API functionality should also be explored. As previously mentioned, a standard business may use differing ERP, payroll, expense and archiving functions from different providers. While this works to the current standards of periodic reporting, there is a far more pressing need to un-silo this data with a move to real-time or smaller time-frame reporting and invoicing. Taxation software hosted in the cloud needs to be installed which can connect into these different systems, ensuring that they can communicate, the data can be shared, and accurate archives and reports filed without any inaccuracies. Security must also be of paramount importance with any aspect of finance, with encryption, two-factor authentication and other safeguards a must for any technology being brought onboard.

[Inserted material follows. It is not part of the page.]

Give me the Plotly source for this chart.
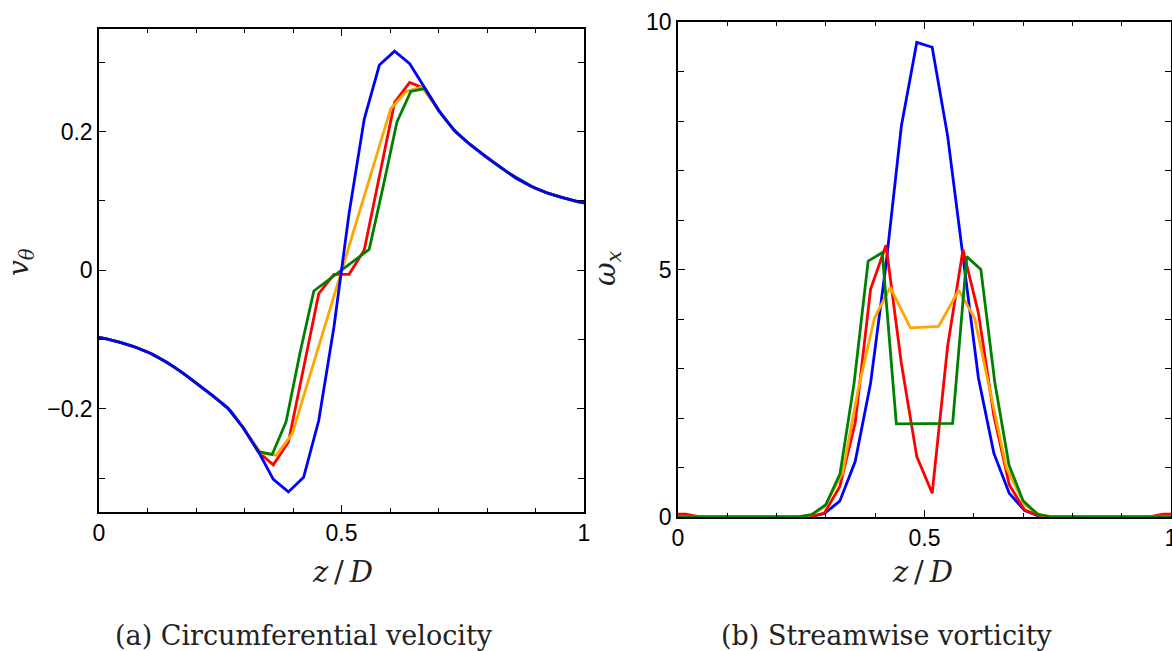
import plotly.graph_objects as go

W, H = 1172, 651

# ---------------- data ----------------
# common 32-cell grid (cell centres) with the two boundary points
z32 = [0.0, 0.0156, 0.0469, 0.0781, 0.1094, 0.1406, 0.1719, 0.2031, 0.2344, 0.2656,
       0.2969, 0.3281, 0.3594, 0.3906, 0.4219, 0.4531, 0.4844, 0.5156, 0.5469, 0.5781,
       0.6094, 0.6406, 0.6719, 0.7031, 0.7344, 0.7656, 0.7969, 0.8281, 0.8594, 0.8906,
       0.9219, 0.9531, 0.9844, 1.0]
# green series grid (35 cells)
z35 = [0.0, 0.0143, 0.0429, 0.0714, 0.1, 0.1286, 0.1571, 0.1857, 0.2143, 0.2429,
       0.2714, 0.3, 0.3286, 0.3571, 0.3857, 0.4143, 0.4429, 0.4714, 0.5, 0.5286,
       0.5571, 0.5857, 0.6143, 0.6429, 0.6714, 0.7, 0.7286, 0.7571, 0.7857, 0.8143,
       0.8429, 0.8714, 0.9, 0.9286, 0.9571, 0.9857, 1.0]
# orange series grid
z_or = [0.0, 0.0156, 0.0469, 0.0781, 0.1094, 0.1406, 0.1719, 0.2031, 0.2344, 0.2656,
        0.2969, 0.334, 0.366, 0.3985, 0.4305, 0.4715, 0.5285, 0.5695, 0.6015, 0.634,
        0.666, 0.7031, 0.7344, 0.7656, 0.7969, 0.8281, 0.8594, 0.8906, 0.9219, 0.9531,
        0.9844, 1.0]

# (a) circumferential velocity
vt_blue = [-0.097, -0.099, -0.105, -0.112, -0.121, -0.133, -0.148, -0.164, -0.181, -0.199,
           -0.227, -0.261, -0.302, -0.320, -0.299, -0.217, -0.082, 0.082, 0.218, 0.296,
           0.316, 0.298, 0.262, 0.228, 0.200, 0.181, 0.164, 0.148, 0.133, 0.121,
           0.112, 0.105, 0.099, 0.097]
vt_red = [-0.097, -0.099, -0.105, -0.112, -0.121, -0.133, -0.148, -0.164, -0.181, -0.199,
          -0.227, -0.262, -0.281, -0.248, -0.140, -0.034, -0.006, -0.006, 0.029, 0.135,
          0.242, 0.271, 0.262, 0.228, 0.200, 0.181, 0.164, 0.148, 0.133, 0.121,
          0.112, 0.105, 0.099, 0.097]
vt_orange = [-0.097, -0.099, -0.105, -0.112, -0.121, -0.133, -0.148, -0.164, -0.181, -0.199,
             -0.227, -0.264, -0.267, -0.236, -0.162, -0.067, 0.065, 0.160, 0.233, 0.258,
             0.264, 0.228, 0.200, 0.181, 0.164, 0.148, 0.133, 0.121, 0.112, 0.105,
             0.099, 0.097]
vt_green = [-0.097, -0.099, -0.104, -0.110, -0.118, -0.129, -0.141, -0.155, -0.170, -0.186,
            -0.203, -0.230, -0.262, -0.266, -0.219, -0.120, -0.030, -0.015, 0.000, 0.015,
            0.030, 0.120, 0.214, 0.258, 0.262, 0.230, 0.205, 0.186, 0.170, 0.155,
            0.141, 0.129, 0.118, 0.110, 0.104, 0.099, 0.097]

# (b) streamwise vorticity
wx_blue = [0, 0, 0, 0, 0, 0, 0, 0, 0, 0,
           0.07, 0.32, 1.12, 2.70, 5.10, 7.90, 9.59, 9.49, 7.70, 5.30,
           2.81, 1.29, 0.48, 0.13, 0.01, 0, 0, 0, 0, 0,
           0, 0, 0, 0]
wx_red = [0.06, 0.06, 0, 0, 0, 0, 0, 0, 0, 0,
          0.08, 0.61, 1.90, 4.60, 5.49, 3.10, 1.22, 0.48, 3.45, 5.40,
          4.12, 2.05, 0.65, 0.14, 0.02, 0, 0, 0, 0, 0,
          0, 0, 0.06, 0.06]
wx_orange = [0, 0, 0, 0, 0, 0, 0, 0, 0, 0.02,
             0.20, 0.90, 2.60, 4.02, 4.64, 3.82, 3.85, 4.58, 4.02, 2.50,
             1.00, 0.25, 0.04, 0, 0, 0, 0, 0, 0, 0,
             0, 0]
wx_green = [0, 0, 0, 0, 0, 0, 0, 0, 0, 0,
            0.05, 0.25, 0.87, 2.70, 5.17, 5.34, 1.88, 1.88, 1.88, 1.89,
            1.89, 5.26, 5.00, 2.70, 1.05, 0.33, 0.06, 0, 0, 0,
            0, 0, 0, 0, 0, 0, 0]

C_BLUE, C_RED, C_ORANGE, C_GREEN = "#0000ff", "#ff0000", "#ffa500", "#008000"
LW = 2.8

fig = go.Figure()

# left panel (blue drawn last, on top)
for z, v, c in [(z32, vt_red, C_RED), (z_or, vt_orange, C_ORANGE),
                (z35, vt_green, C_GREEN), (z32, vt_blue, C_BLUE)]:
    fig.add_trace(go.Scatter(x=z, y=v, mode="lines", line=dict(color=c, width=LW),
                             xaxis="x", yaxis="y", showlegend=False, hoverinfo="skip"))
# right panel (green drawn last, on top)
for z, v, c in [(z32, wx_blue, C_BLUE), (z32, wx_red, C_RED),
                (z_or, wx_orange, C_ORANGE), (z35, wx_green, C_GREEN)]:
    fig.add_trace(go.Scatter(x=z, y=v, mode="lines", line=dict(color=c, width=LW),
                             xaxis="x2", yaxis="y2", showlegend=False, hoverinfo="skip"))

TICKFONT = dict(family="Liberation Sans, Arial, sans-serif", size=23, color="black")
common = dict(showline=True, linecolor="black", linewidth=1.5, mirror="ticks",
              ticks="inside", ticklen=7, tickwidth=1.3, tickcolor="black",
              showgrid=False, zeroline=False, tickfont=TICKFONT,
              ticklabeloverflow="allow", automargin=False)


def px_x(a, b):
    return [a / W, b / W]


def px_y(top, bottom):
    return [1 - bottom / H, 1 - top / H]


fig.update_layout(
    template="none",
    width=W, height=H, margin=dict(l=0, r=0, t=0, b=0, pad=0, autoexpand=False),
    paper_bgcolor="white", plot_bgcolor="white",
    xaxis=dict(domain=px_x(99, 584), range=[0, 1], anchor="y",
               tickvals=[0, 0.5, 1], ticktext=["0", "0.5", "1"],
               minor=dict(ticks="inside", dtick=0.1, tick0=0, ticklen=4,
                          tickwidth=1.3, tickcolor="black", showgrid=False),
               **common),
    yaxis=dict(domain=px_y(29, 512), range=[-0.349, 0.348], anchor="x",
               tickvals=[-0.2, 0, 0.2], ticktext=["\u22120.2", "0", "0.2"],
               minor=dict(ticks="inside", dtick=0.1, tick0=0, ticklen=6,
                          tickwidth=1.3, tickcolor="black", showgrid=False),
               **common),
    xaxis2=dict(domain=px_x(678, 1171), range=[0, 1], anchor="y2",
                tickvals=[0, 0.5, 1], ticktext=["0", "0.5", "1"],
                minor=dict(ticks="inside", dtick=0.1, tick0=0, ticklen=4,
                           tickwidth=1.3, tickcolor="black", showgrid=False),
                **common),
    yaxis2=dict(domain=px_y(22, 517), range=[0, 10], anchor="x2",
                tickvals=[0, 5, 10], ticktext=["0", "5", "10"],
                minor=dict(ticks="inside", dtick=1, tick0=0, ticklen=6,
                           tickwidth=1.3, tickcolor="black", showgrid=False),
                **common),
)

SERIF = "DejaVu Serif, Liberation Serif, serif"


def ann(text, x, y, size, angle=0):
    fig.add_annotation(text=text, x=x / W, y=1 - y / H, xref="paper", yref="paper",
                       showarrow=False, xanchor="center", yanchor="middle",
                       textangle=angle, font=dict(family=SERIF, size=size, color="#222"))


ann("<i>v</i><sub><i>θ</i></sub>", 20, 262, 28, -90)
ann("<i>z</i>\u2009/\u2009<i>D</i>", 342, 572, 29)
ann("(a) Circumferential velocity", 304, 635, 27)
ann("<i>ω</i><sub><i>x</i></sub>", 607, 268, 29, -90)
ann("<i>z</i>\u2009/\u2009<i>D</i>", 922, 572, 29)
ann("(b) Streamwise vorticity", 887, 635, 27)

fig.write_html("out.html")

Finance for now and the future

The cloud brings numerous benefits to finance at this current point in time, but certainly is an important and somewhat daunting undertaking for many organisations. So, if director-level buy-in is proving tough, there must be a consideration for the future too to discuss.

The move to digital, real-time reporting on transactions is not going anywhere anytime soon. The pace of change is only speeding up, and with it, the time periods for remaining compliant with tax offices ever shortening. It may well be that a business can operate in its current setup successfully at this moment in time, but those in IT and finance departments need to be future proofing their organisations too.

Advanced, expert cloud and SaaS technology represents the only logical way to do just this, ensuring businesses can continue to operate globally in the easiest and most cost-effective way possible, as well as preparing themselves for legislation which is continuing to barrel towards an entirely digitised, real-time future.